In the sober textbooks of international relations, diplomacy is presented as a rational enterprise conducted by trained professionals in pinstripes, armed with briefing notes, institutional memory, and a pathological fear of saying anything interesting. In practice, however, there are two kinds of ambassadors: career and non-career.
Career ambassadors are civil servants. They rise through the foreign service, rotate through postings, and run embassies with all the emotional warmth of a medium-sized filing cabinet. Their job is continuity, not chemistry. You send them to Belgium, Denmark, or another European capital where relations are steady, predictable, and nobody wakes up at 3 a.m. to check the president’s social media feed.
Non-career ambassadors, on the other hand, are something else entirely. They are personal envoys. Political appointees. Friends, donors, fixers, loyalists. They are appointed outside the civil service rules as rewards for service—electoral, financial, or emotional. Their qualification is not diplomatic finesse but proximity to power. They don’t so much represent the state as embody the vibes of the leader who sent them.
This distinction matters—especially when dealing with Donald J. Trump.
Until recently, the UK ambassador to the United States was a career diplomat, doing the usual job of smoothing relations while quietly documenting chaos. That arrangement ended abruptly when confidential emails describing the Trump administration as dysfunctional—accurate but unflattering—were leaked. Trump, who elevates personal feelings above constitutional architecture, responded as expected: fury, sulking, and banishment.
At the time, Britain had just exited the European Union and desperately needed favourable trade relations with the world’s other major power. Unfortunately, that power was being run less like a republic and more like a family business with nuclear weapons. Normal diplomacy would not work. Trump does not do “institutions”; he does relationships.
Enter Peter Mandelson.
The choice was, in hindsight, revealing. Mandelson is not a diplomat. He is a political operator, a survivor, a man whose biography reads like a glossary of New Labour intrigue. In other words, exactly the sort of “character” Trump instinctively understands. Where career diplomats bring briefing notes, Mandelson brings backstories.
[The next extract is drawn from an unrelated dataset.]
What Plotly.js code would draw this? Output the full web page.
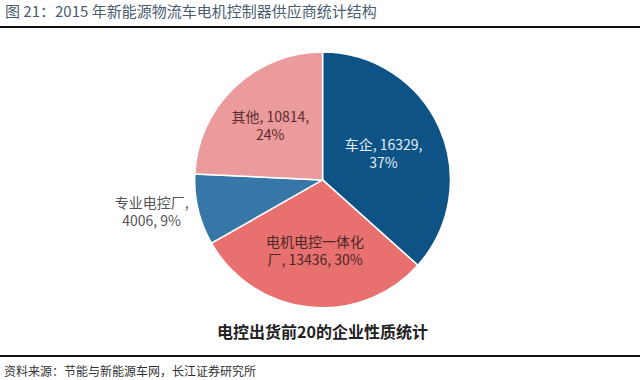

Trump’s world is small and circular. It is built on networks of mutual acquaintances, shared dinners, overlapping scandals, and the comforting belief that everyone important knows everyone else important. In that ecosystem, Mandelson made sense.
Trump’s longtime associate and friend was Jeffrey Epstein—a convicted sex offender and flamboyant rogue financier. Epstein, in turn, moved in elite social circles where Mandelson was a familiar presence. Six degrees of separation? Hardly. More like two awkward dinner invitations and a shared contact list.
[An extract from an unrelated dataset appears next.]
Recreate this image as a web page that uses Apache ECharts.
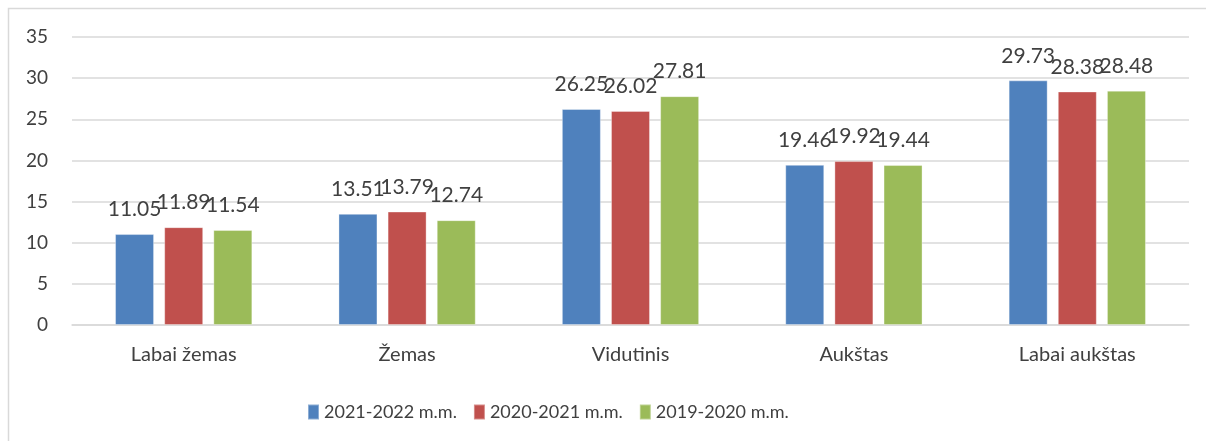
<!DOCTYPE html>
<html>
<head>
<meta charset="utf-8">
<script src="https://cdn.jsdelivr.net/npm/echarts@6/dist/echarts.min.js"></script>
<style>
html,body{margin:0;padding:0;background:#fff;}
#chart{width:1206px;height:441px;}
</style>
</head>
<body>
<div id="chart"></div>
<script>
const categories = ['Labai žemas', 'Žemas', 'Vidutinis', 'Aukštas', 'Labai aukštas'];
const seriesNames = ['2021-2022 m.m.', '2020-2021 m.m.', '2019-2020 m.m.'];
const s2122 = [11.05, 13.51, 26.25, 19.46, 29.73];
const s2021 = [11.89, 13.79, 26.02, 19.92, 28.38];
const s1920 = [11.54, 12.74, 27.81, 19.44, 28.48];
const colors = ['#4F81BD', '#C0504D', '#9BBB59'];

const FONT = 'Lato';
const chart = echarts.init(document.getElementById('chart'), null, {renderer: 'canvas'});
const dataSets = [s2122, s2021, s1920];
const series = dataSets.map((d, i) => ({
  name: seriesNames[i],
  type: 'bar',
  data: d,
  barWidth: 39,
  barGap: '26%',
  itemStyle: {color: colors[i], borderColor: 'rgba(255,255,255,0.35)', borderWidth: 1},
  label: {
    show: true,
    position: 'top',
    distance: 14,
    color: '#404040',
    fontFamily: FONT,
    fontSize: 21,
    formatter: p => p.value.toFixed(2)
  },
  emphasis: {disabled: true}
}));

chart.setOption({
  animation: false,
  backgroundColor: '#fff',
  graphic: [{
    type: 'rect',
    shape: {x: 8.5, y: 8.5, width: 1300, height: 500},
    style: {fill: 'none', stroke: '#D9D9D9', lineWidth: 1.5},
    silent: true
  }],
  grid: {left: 72, right: 17, top: 37, bottom: 116, containLabel: false},
  legend: {
    data: seriesNames,
    left: 302,
    top: 398,
    itemWidth: 11,
    itemHeight: 15,
    itemGap: 16,
    icon: 'rect',
    textStyle: {color: '#404040', fontFamily: FONT, fontSize: 18}
  },
  xAxis: {
    type: 'category',
    data: categories,
    axisLine: {show: true, lineStyle: {color: '#D9D9D9', width: 1.5}},
    axisTick: {show: false},
    axisLabel: {color: '#404040', fontFamily: FONT, fontSize: 20, margin: 20}
  },
  yAxis: {
    type: 'value',
    min: 0,
    max: 35,
    interval: 5,
    axisLine: {show: false},
    axisTick: {show: false},
    axisLabel: {color: '#404040', fontFamily: FONT, fontSize: 19, margin: 24},
    splitLine: {lineStyle: {color: '#D9D9D9', width: 1.5}}
  },
  series: series
});
</script>
</body>
</html>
From a cold, transactional perspective, the calculation was obvious: Mandelson might have access where others would be ignored. He might speak Trump’s language. He might get the phone answered.
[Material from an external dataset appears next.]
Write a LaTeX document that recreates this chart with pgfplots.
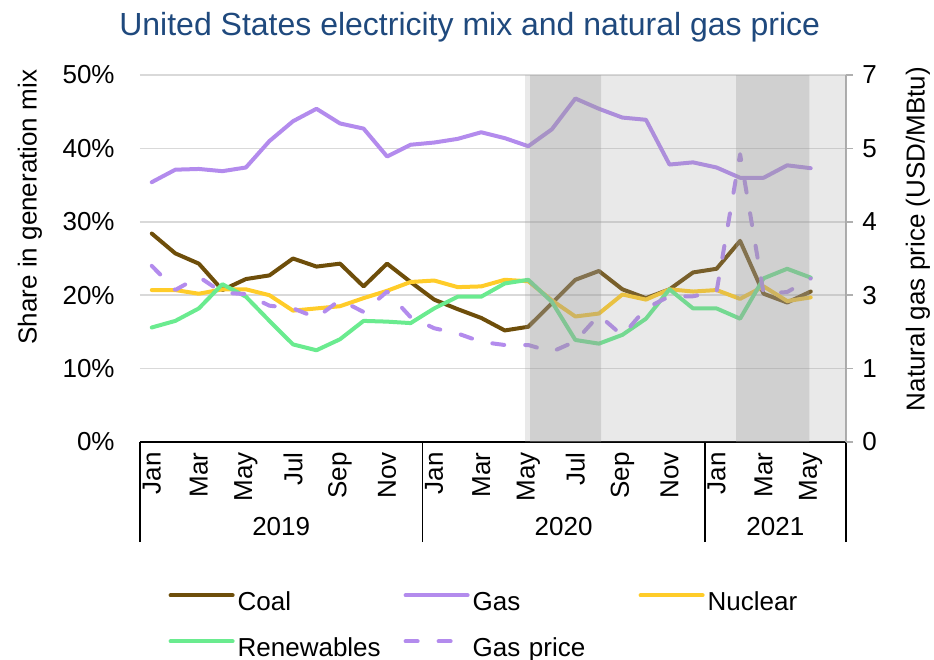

And for a while, that probably seemed clever.
But history has a way of turning “pragmatism” into “catastrophic judgment”.
With the benefit of hindsight—and a mountain of emails, testimonies, flight logs, and reputational wreckage—the Epstein connection has become radioactive. What once looked like savvy realpolitik now resembles recklessness. The sort of recklessness that comes from confusing “knowing people” with “being untouchable”.
The nomination of Mandelson is now widely regarded as a serious error. Not merely embarrassing, but destabilising. It has dragged old associations into the present, handed opponents a moral cudgel, and placed the Labour government in a defensive crouch over decisions it would rather forget.
Diplomacy, we are told, is about judgment. About knowing not just who can open doors, but which doors should never be approached in the first place. Britain needed an envoy to deal with Trump’s America. What it got instead was a reminder that when diplomacy is reduced to personal chemistry, the hangover can threaten the government itself.
In international relations, vibes are not a strategy. And rogues, however charming, eventually leave fingerprints.